Stop me if you’ve heard this before, but this will all get worse.

The discovery of (as of now) 12 explosive devices—or at least devices that look like bombs—sent to prominent Democrats ought to have been a moment for bipartisan reflection about the toxicity of our political culture. But this is 2018, and it has served only to accelerate our downward spiral of incivility, boorishness, and crazy talk.

In the last few days, the ongoing derangement of the American mind has been on full and lavish display, as some on the right embraced the bizarre conspiracy theory that suspected bombs may have been a “false flag,” planted by Democrats. (Let’s blow up Soros to own the cons!) Now that police have arrested a suspect, Cesar Sayoc Jr., 56, of Aventura, Fla., and seized his van covered with bumper stickers and decals supporting Donald Trump, don’t expect those who adopted that theory to change their minds much beyond “Meh, he was clearly just a crazy person” or “Look at his criminal record!”

President Trump himself quickly pivoted to blaming the media (but not himself), and will continue to denounce his opponents as “evil,” and as “enemies of the people,” who “hate” America.

At the same time, in their zeal to place the blame solely on Trump, many on the left are insisting that they bear absolutely no blame for the boiling undercurrent of violence in our political culture. It has become an arch-heresy to even suggest that “both sides” bear some responsibility for this moment.

The result, of course, is familiar: an across-the-board refusal to engage in meaningful self-examination; a refusal to acknowledge the failures in your own tribe, while insisting relentlessly on the malignancy of the other tribe—its hatred, violence, and apparently bottomless capacity for deception and trickery.

So this will get worse. We live in combustible times and the president is the arsonist in chief. But he’s not alone.

As I mentioned on the Daily Standard podcast Thursday, it’s ludicrous to claim that “only one side” is responsible for political violence: Just last year a gunman opened fire on Republican congressmen practicing for a baseball game and gravely wounded Representative Steve Scalise. Law enforcement officials later concluded that the shooting was “fueled by rage against Republican legislators,” and “an act of terrorism.”

Maine Senator Susan Collins received death threats after her vote confirm Brett Kavanaugh to the Supreme Court. Just this week, a Utah man was charged with sending a ricin-related threat to Trump and other administration officials. It’s not even new: Who can forget activist Bill Ayers, who declared (in a New York Times piece published on September 11, 2001) ''I don't regret setting bombs. I feel we didn't do enough.”
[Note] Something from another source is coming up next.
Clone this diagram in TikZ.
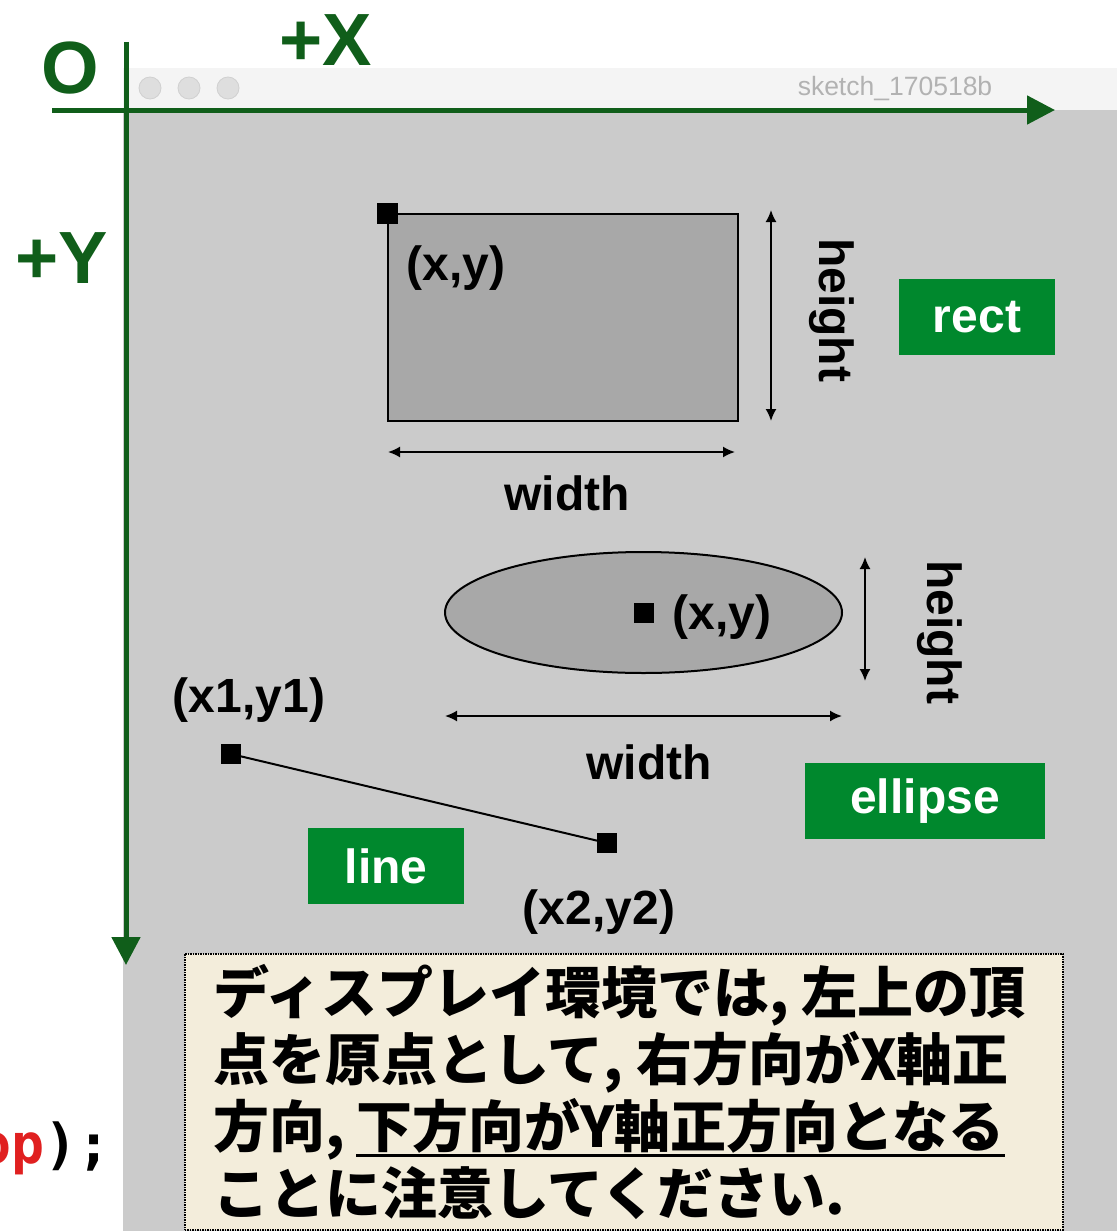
\documentclass[tikz,border=0pt]{standalone}
\usepackage{fontspec}
\setmainfont{Liberation Sans}
\newfontfamily\jp{Noto Sans CJK JP}
\newfontfamily\monofam{DejaVu Sans Mono}
\usetikzlibrary{arrows.meta,shapes.geometric}
\definecolor{axisgreen}{RGB}{16,94,26}
\definecolor{tagreen}{RGB}{0,136,45}
\definecolor{bggray}{RGB}{203,203,203}
\definecolor{bargray}{RGB}{244,244,244}
\definecolor{shapegray}{RGB}{168,168,168}
\definecolor{dotgray}{RGB}{222,222,222}
\definecolor{dotedge}{RGB}{208,208,208}
\definecolor{titlegray}{RGB}{178,178,178}
\definecolor{notefill}{RGB}{243,237,219}
\definecolor{codered}{RGB}{224,32,32}
\tikzset{
  axis/.style={draw=axisgreen, line width=5pt, -{Triangle[length=28pt,width=28pt]}},
  axislabel/.style={text=axisgreen, font=\fontsize{74}{80}\selectfont\bfseries, inner sep=0pt},
  shapebox/.style={draw=black, fill=shapegray, line width=2pt, inner sep=0pt},
  marker/.style={fill=black, minimum size=21pt, inner sep=0pt},
  dim/.style={draw=black, line width=1.8pt, {Latex[length=12pt,width=11pt]}-{Latex[length=12pt,width=11pt]}},
  lbl/.style={font=\fontsize{48}{56}\selectfont\bfseries, inner sep=0pt},
  tag/.style={fill=tagreen, text=white, font=\fontsize{48}{56}\selectfont\bfseries, inner sep=0pt},
  trafficdot/.style={circle, fill=dotgray, draw=dotedge, line width=0.8pt, minimum size=22pt, inner sep=0pt},
  notebox/.style={draw=black, fill=notefill, densely dotted, line width=1.5pt, inner sep=0pt},
  jptext/.style={font=\jp\bfseries\fontsize{56}{67}\selectfont, inner sep=0pt, anchor=base west},
}
\begin{document}
\begin{tikzpicture}[x=1pt,y=-1pt]
\useasboundingbox (0,0) rectangle (1117,1231);
% window
\fill[bargray] (123,68) rectangle (1117,110);
\fill[bggray] (123,110) rectangle (1117,1231);
\node[trafficdot] (d1) at (150,88) {};
\node[trafficdot] (d2) at (189,88) {};
\node[trafficdot] (d3) at (228,88) {};
\node[text=titlegray, font=\fontsize{26.5}{30}\selectfont, inner sep=0pt] (title) at (895,89) {sketch\_170518b};
% rect
\node[shapebox, minimum width=350pt, minimum height=207pt, anchor=north west] (rect) at (387,213) {};
\node[marker] (rectxy) at (387,213) {};
\node[lbl] (rectxylbl) at (456,268) {(x,y)};
\coordinate (rh1) at (771,210);
\coordinate (rh2) at (771,421);
\draw[dim] (rh1) -- (rh2);
\node[lbl, rotate=-90] (rhlbl) at (832,310) {height};
\coordinate (rw1) at (388,452);
\coordinate (rw2) at (735,452);
\draw[dim] (rw1) -- (rw2);
\node[lbl] (rwlbl) at (567,493) {width};
\node[tag, minimum width=156pt, minimum height=76pt] (recttag) at (977,317) {rect};
% ellipse
\node[ellipse, shapebox, minimum width=397pt, minimum height=121pt] (ell) at (643.5,612.5) {};
\node[marker, minimum size=20pt] (ellxy) at (644,613) {};
\node[lbl] (ellxylbl) at (722,617) {(x,y)};
\coordinate (eh1) at (865,557);
\coordinate (eh2) at (865,681);
\draw[dim] (eh1) -- (eh2);
\node[lbl, rotate=-90] (ehlbl) at (940,632) {height};
\coordinate (ew1) at (445,716);
\coordinate (ew2) at (842,716);
\draw[dim] (ew1) -- (ew2);
\node[lbl] (ewlbl) at (649,762) {width};
\node[tag, minimum width=240pt, minimum height=76pt] (elltag) at (925,801) {ellipse};
% line
\node[marker, minimum size=20pt] (p1) at (231,754) {};
\node[marker, minimum size=20pt] (p2) at (607,843) {};
\draw[black, line width=2pt] (p1.center) -- (p2.center);
\node[lbl] (p1lbl) at (249,700) {(x1,y1)};
\node[lbl] (p2lbl) at (599,912) {(x2,y2)};
\node[tag, minimum width=156pt, minimum height=76pt] (linetag) at (386,866) {line};
% note
\node[notebox, minimum width=878pt, minimum height=276pt, anchor=north west] (note) at (184,953) {};
\node[jptext] (j1) at (213,1013) {ディスプレイ環境では, 左上の頂};
\node[jptext] (j2) at (213,1080) {点を原点として, 右方向がX軸正};
\node[jptext] (j3a) at (213,1147) {方向,};
\node[jptext] (j3b) at (356,1147) {下方向がY軸正方向となる};
\node[jptext] (j4) at (213,1214) {ことに注意してください.};
\draw[black, line width=3pt] ([yshift=-8pt]j3b.base west) -- ([yshift=-8pt]j3b.base east);
% code fragment
\node[font=\monofam\bfseries\fontsize{55}{60}\selectfont, inner sep=0pt, anchor=base west] (code) at (-22,1163) {\textcolor{codered}{op});};
% axes
\coordinate (xs) at (52,110);
\coordinate (xe) at (1055,110);
\coordinate (ys) at (126,42);
\coordinate (ye) at (126,965);
\draw[axis] (xs) -- (xe);
\draw[axis] (ys) -- (ye);
\node[axislabel] (olbl) at (70,68) {O};
\node[axislabel] (xlbl) at (326,40) {+X};
\node[axislabel] (ylbl) at (62,258) {+Y};
\end{tikzpicture}
\end{document}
But, his critics insist, Donald Trump plays a unique role here. And they are right; presidents are supposed to be a unifying symbol in times of stress, but Trump can barely go through the motions.

Both as a candidate and as president, he has used his extraordinary megaphone to push the envelope of acceptable discourse and behavior, not merely by the crudity of his attacks on his foes, but by his cultivation of a menacing swagger as a sign that “he fights.” He has openly encouraged violence against protesters at his rallies and celebrated the physical assault on a reporter who was body slammed. Perhaps inevitably, his supporters/followers have often modeled their language and behavior on his, especially as he has stoked anger against his critics and embraced conspiracy theories about their malevolent plans to destroy America.
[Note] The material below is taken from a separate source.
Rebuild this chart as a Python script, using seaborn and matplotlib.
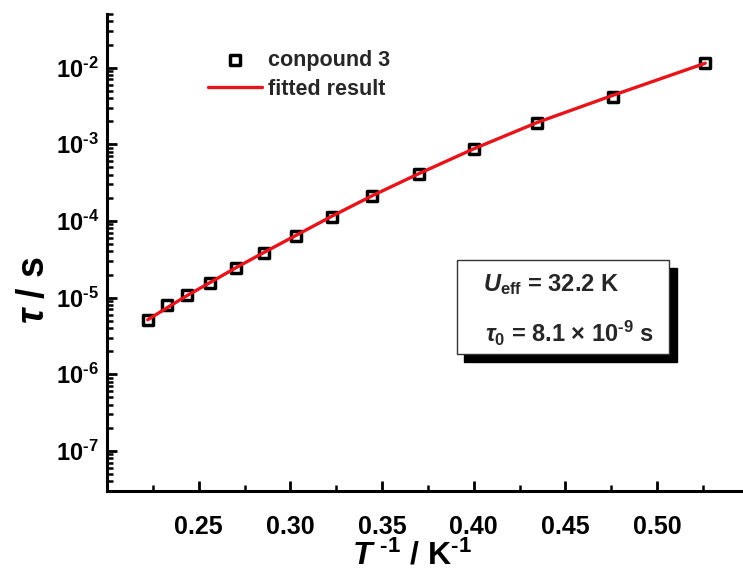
import numpy as np
import pandas as pd
import matplotlib
matplotlib.use("Agg")
import matplotlib.pyplot as plt
from matplotlib.ticker import FixedLocator, LogLocator, FuncFormatter, NullFormatter
from matplotlib.patches import Rectangle
import seaborn as sns

# Relaxation time versus inverse temperature
inv_T = [0.2222, 0.2326, 0.2439, 0.2564, 0.2703, 0.2857, 0.3030,
         0.3226, 0.3448, 0.3704, 0.4000, 0.4348, 0.4762, 0.5263]
tau_exp = [5.13e-6, 8.05e-6, 1.09e-5, 1.57e-5, 2.43e-5, 3.82e-5, 6.30e-5,
           1.14e-4, 2.14e-4, 4.15e-4, 8.55e-4, 1.92e-3, 4.18e-3, 1.14e-2]
tau_fit = [5.13e-6, 7.33e-6, 1.07e-5, 1.58e-5, 2.45e-5, 3.89e-5, 6.46e-5,
           1.15e-4, 2.14e-4, 4.17e-4, 8.71e-4, 1.93e-3, 4.37e-3, 1.14e-2]

x_ticks = [0.25, 0.30, 0.35, 0.40, 0.45, 0.50]
x_tick_labels = ["0.25", "0.30", "0.35", "0.40", "0.45", "0.50"]
y_decades = [-7, -6, -5, -4, -3, -2]

label_exp = "conpound 3"
label_fit = "fitted result"
text_ueff = r"$\mathit{U}_{\mathrm{eff}}$ = 32.2 K"
text_tau0 = r"$\mathit{\tau}_{\mathrm{0}}$ = 8.1 × 10$^{\text{-}\mathrm{9}}$ s"

sns.set_theme(style="ticks")
plt.rcParams["font.family"] = ["Liberation Sans", "DejaVu Sans"]
plt.rcParams["font.weight"] = "bold"
plt.rcParams["mathtext.fontset"] = "custom"
plt.rcParams["mathtext.rm"] = "Liberation Sans:bold"
plt.rcParams["mathtext.bf"] = "Liberation Sans:bold"
plt.rcParams["mathtext.it"] = "Liberation Sans:bold:italic"
plt.rcParams["axes.unicode_minus"] = False

df_exp = pd.DataFrame({"x": inv_T, "tau": tau_exp})
df_fit = pd.DataFrame({"x": inv_T, "tau": tau_fit})

fig = plt.figure(figsize=(7.43, 5.75), dpi=100)
ax = fig.add_axes([107 / 743, 84 / 575, 641.7 / 743, 477 / 575])

sns.scatterplot(data=df_exp, x="x", y="tau", ax=ax, marker="s", s=50,
                facecolor="white", edgecolor="black", linewidth=2.5,
                label=label_exp, zorder=3)
sns.lineplot(data=df_fit, x="x", y="tau", ax=ax, color="#e8141b",
             linewidth=2.4, sort=False, estimator=None, label=label_fit,
             zorder=4)

ax.set_yscale("log")
ax.set_xlim(0.20, 0.55)
ax.set_ylim(3e-8, 5e-2)

for side in ("top", "right"):
    ax.spines[side].set_visible(False)
for side in ("left", "bottom"):
    ax.spines[side].set_linewidth(2.2)
    ax.spines[side].set_color("black")

ax.xaxis.set_major_locator(FixedLocator(x_ticks))
ax.set_xticklabels(x_tick_labels)
ax.xaxis.set_minor_locator(FixedLocator([0.225, 0.275, 0.325, 0.375,
                                         0.425, 0.475, 0.525]))
ax.yaxis.set_major_locator(FixedLocator([10.0 ** d for d in y_decades]))
ax.yaxis.set_major_formatter(FuncFormatter(
    lambda v, p: r"$\mathrm{10^{\text{-}%d}}$" % abs(int(round(np.log10(v))))))
ax.yaxis.set_minor_locator(LogLocator(base=10, subs=np.arange(2, 10), numticks=20))
ax.yaxis.set_minor_formatter(NullFormatter())

ax.tick_params(axis="both", which="major", direction="in", length=7,
               width=2.0, color="black", labelsize=17, labelcolor="black")
ax.tick_params(axis="both", which="minor", direction="in", length=4,
               width=1.8, color="black")
ax.tick_params(axis="x", which="major", pad=17, labelsize=18)
ax.tick_params(axis="y", which="major", pad=6)
for lab in ax.get_xticklabels() + ax.get_yticklabels():
    lab.set_fontweight("bold")

ax.set_xlabel(r"$\mathit{T}^{\text{ -}\mathrm{1}}$ / K$^{\text{-}\mathrm{1}}$", fontsize=23,
              fontweight="bold", color="black")
ax.xaxis.set_label_coords((412 - 107) / 641.7, -0.104)
ax.set_ylabel(r"$\mathit{\tau}$ / s", fontsize=27, fontweight="bold",
              color="black")
ax.yaxis.set_label_coords(-0.085, (491 - 290) / 477)

ax.grid(False)

leg = ax.legend(loc="upper left", bbox_to_anchor=((208 - 107) / 641.7, (491 - 50) / 477),
                frameon=False, fontsize=15.5, handlelength=2.5, handletextpad=0.3,
                labelspacing=0.35, borderpad=0, borderaxespad=0)
for t in leg.get_texts():
    t.set_fontweight("bold")

# Parameter box with a drop shadow
bx0, bx1 = (456.7 - 107) / 641.7, (669.3 - 107) / 641.7
by0, by1 = (491 - 354) / 477, (491 - 260) / 477
dx, dy = 7.7 / 641.7, 7.7 / 477
ax.add_patch(Rectangle((bx0 + dx, by0 - dy), bx1 - bx0, by1 - by0,
                       transform=ax.transAxes, facecolor="black",
                       edgecolor="black", zorder=5))
ax.add_patch(Rectangle((bx0, by0), bx1 - bx0, by1 - by0,
                       transform=ax.transAxes, facecolor="white",
                       edgecolor="#333333", linewidth=1.0, zorder=6))
ax.text((483 - 107) / 641.7, (491 - 285) / 477, text_ueff, transform=ax.transAxes,
        fontsize=17, fontweight="bold", va="center", ha="left", zorder=7)
ax.text((485 - 107) / 641.7, (491 - 333) / 477, text_tau0, transform=ax.transAxes,
        fontsize=17, fontweight="bold", va="center", ha="left", zorder=7)

fig.savefig("out.png", dpi=100)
In a nation of more than 300 million, there are more than a handful of unbalanced individuals who might take all of this both literally and seriously.

That is what makes these times so dangerous and Trump’s behavior so reckless. Leadership matters.

In an age without gatekeepers, guardrails, or adults in the room, overheated rhetoric is a dangerous accelerant; if our opponents are Nazis, or every election is Flight 93, then violence becomes justifiable and perhaps inevitable.
Some of us are old enough to remember the 1960s, when riots and assassinations made violence and political murder seem almost commonplace. I can remember exactly where I was when John F. Kennedy, Robert F. Kennedy, and Martin Luther King Jr. were killed; I was in Chicago for the riots that surrounded the 1968 Democratic Convention. A would-be assassin tried to kill Gerald Ford in 1975; another nearly killed Ronald Reagan in 1981.
Since then, we have lived through a period of relative peacefulness, but the potential for violence has always been there, just beneath the surface. In the years since that spasm of violence, we have not evolved into a more peaceful species, and both history and human nature tell is that tribal hatreds can easily become tribal violence, which is why the norms of civility matter.

In our Nietzschean win-at-all-costs politics that demands supermen rather than statesmen, civility is often derided as a pale and etiolated value (it was only a few weeks ago that Hillary Clinton said this was no time for Democrats to be civil and Eric Holder suggested kicking one’s political opponents). But the emphasis on civility is not a matter of soft-heartedness or even etiquette; it is a hard-headed recognition of human nature and the dangers of unbridled toxic tribalism.

We forget that at our peril. Our politics is always just a few steps away from The Lord of the Flies, as streets fights break out between the Brown Shirts and the Reds, between the Proud Boys and Antifa in contests of street thuggery.

Unfortunately, we know where that leads.